UK’s electoral registers victim of cyber-attack, watchdog reveals
The UK’s electoral registers have been hit by a “complex cyber-attack" which potentially affects tens of millions of voters, the elections watchdog has revealed.
The Electoral Commission said it was targeted by “hostile actors” who gained access to electoral registers.
They apologised for the breach but noted that there was little chance it could influence the outcome of a vote.
The cybercriminals were able to access reference copies of electoral registers containing names and addresses of anyone who has registered to vote between 2014 and 2022. The copies, which are held for research purposes and to enable permissibility checks on donors, contain details of people registered to vote overseas.
The hackers were first able to access the Electoral Commission’s systems in August 2021, however, the attack was only identified in October 2022, meaning they had access to millions of records for over a year whilst completely undetected.

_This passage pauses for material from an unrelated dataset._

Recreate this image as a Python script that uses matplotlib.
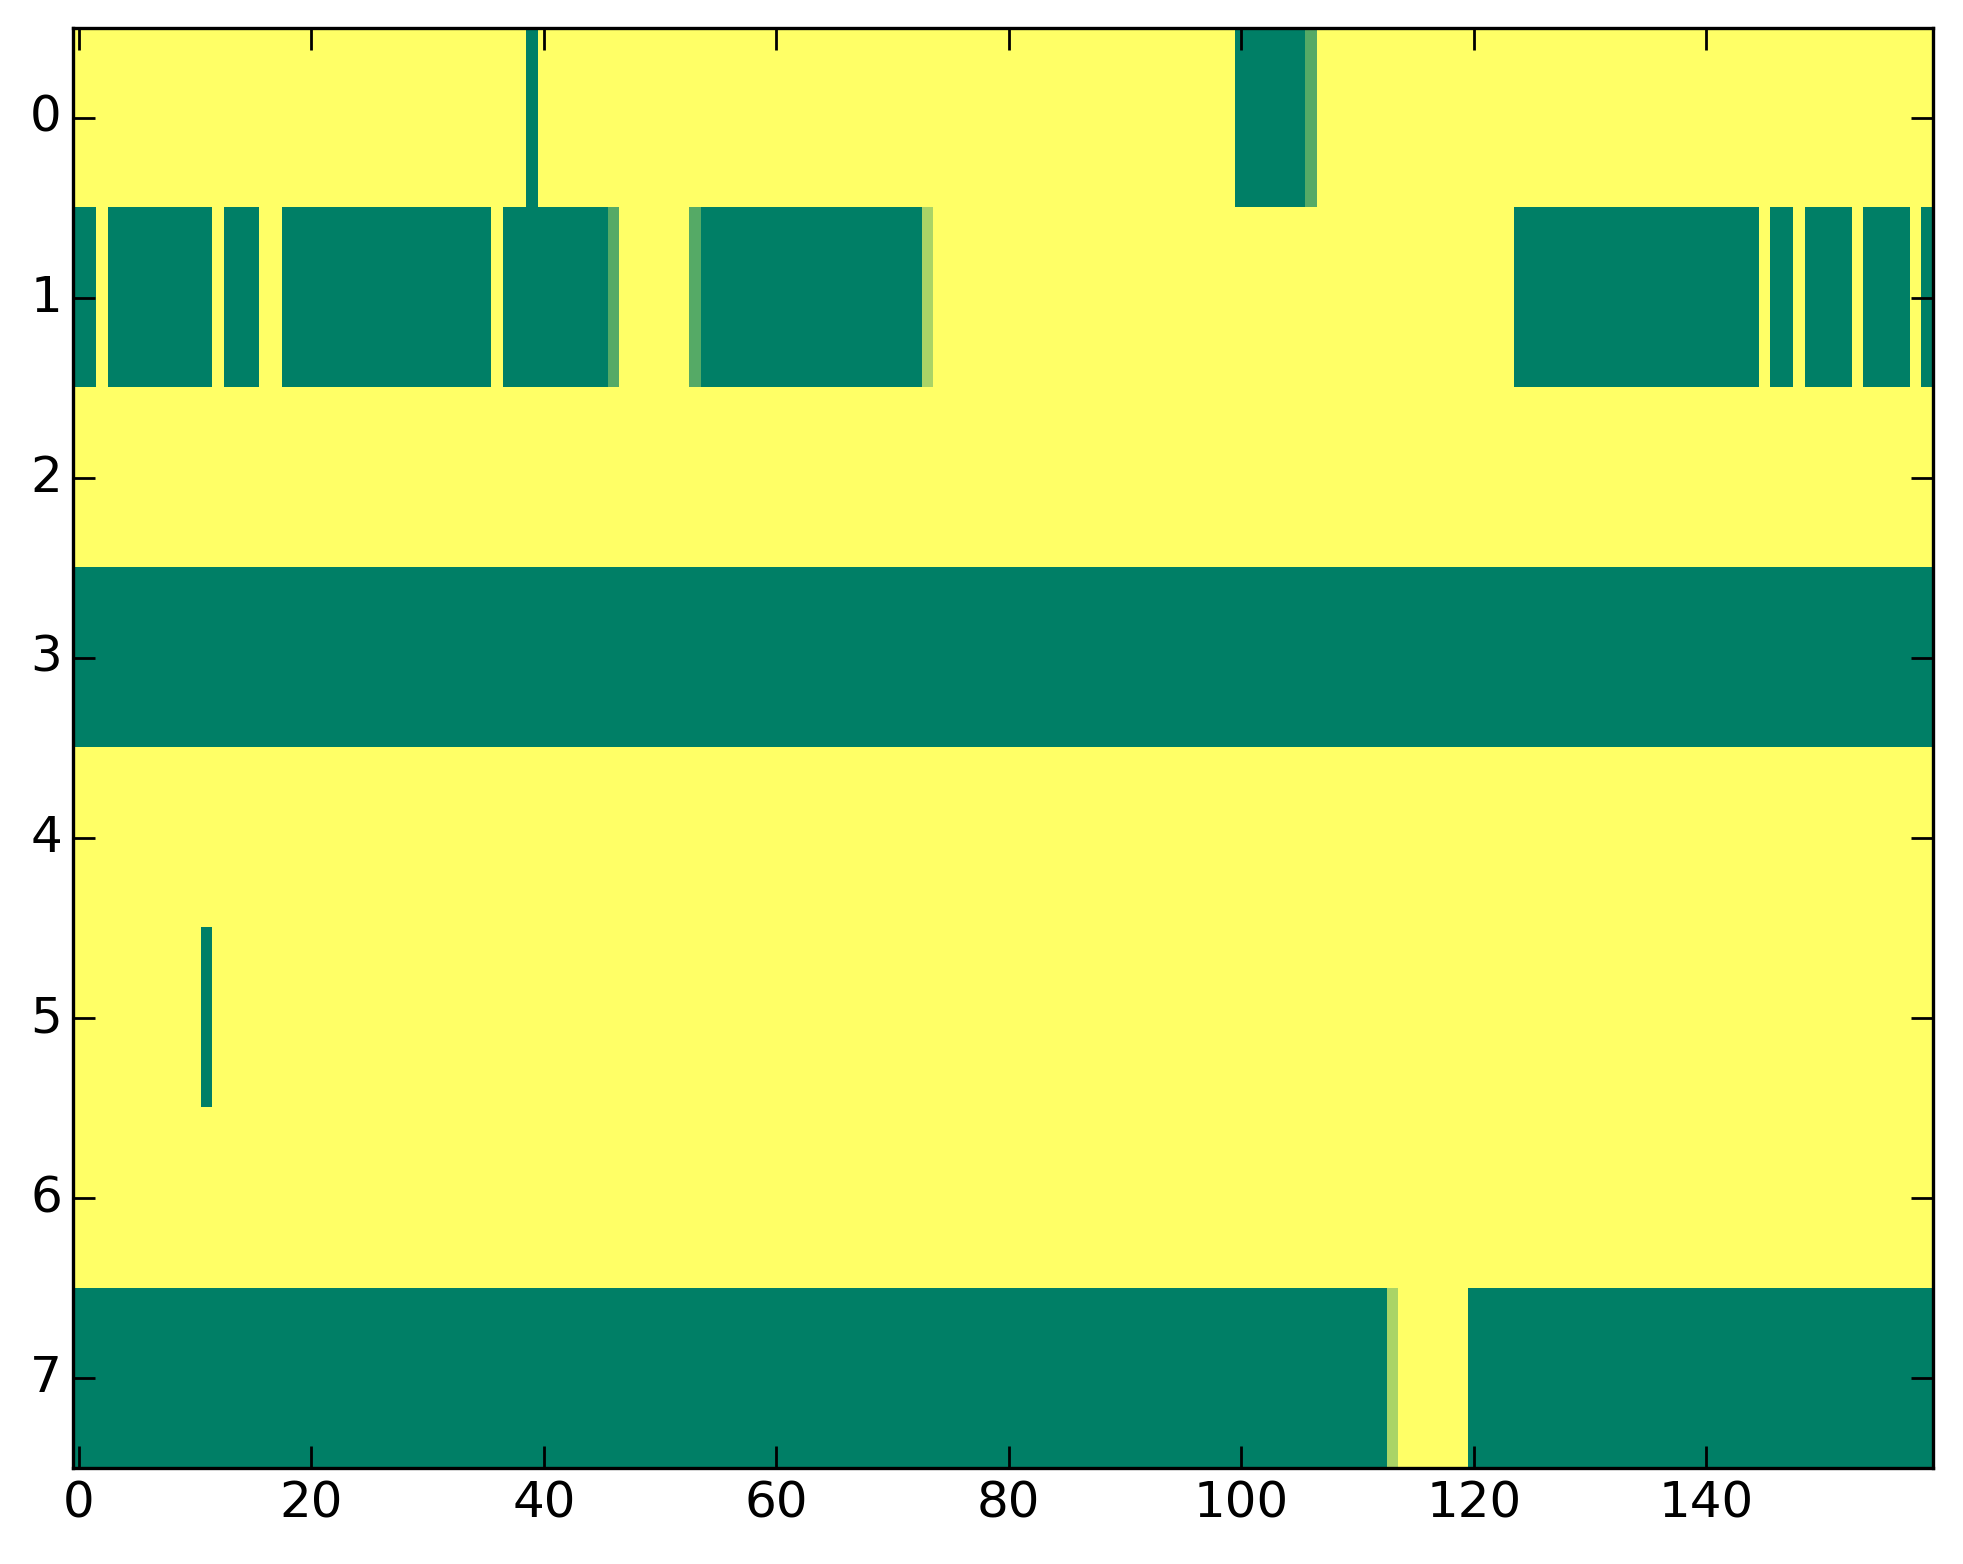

The commission said that data for most of the people on the register would have been publicly accessible because they are on the open register. However, according to Sky News, 28 million people opted out of the open register that year.
Shaun McNally, the Electoral Commission's chief executive, said: "The UK's democratic process is significantly dispersed and key aspects of it remain based on paper documentation and counting.
"This means it would be very hard to use a cyber-attack to influence the process.
"Nevertheless, the successful attack on the Electoral Commission highlights that organisations involved in elections remain a target, and need to remain vigilant to the risks to processes around our elections."
A spokesperson for the National Cyber Security Centre said they provided the commission with "expert advice and support to aid their recovery" after the incident was first identified.
"Defending the UK's democratic processes is a priority for the NCSC and we provide a range of guidance to help strengthen the cyber resilience of our electoral systems."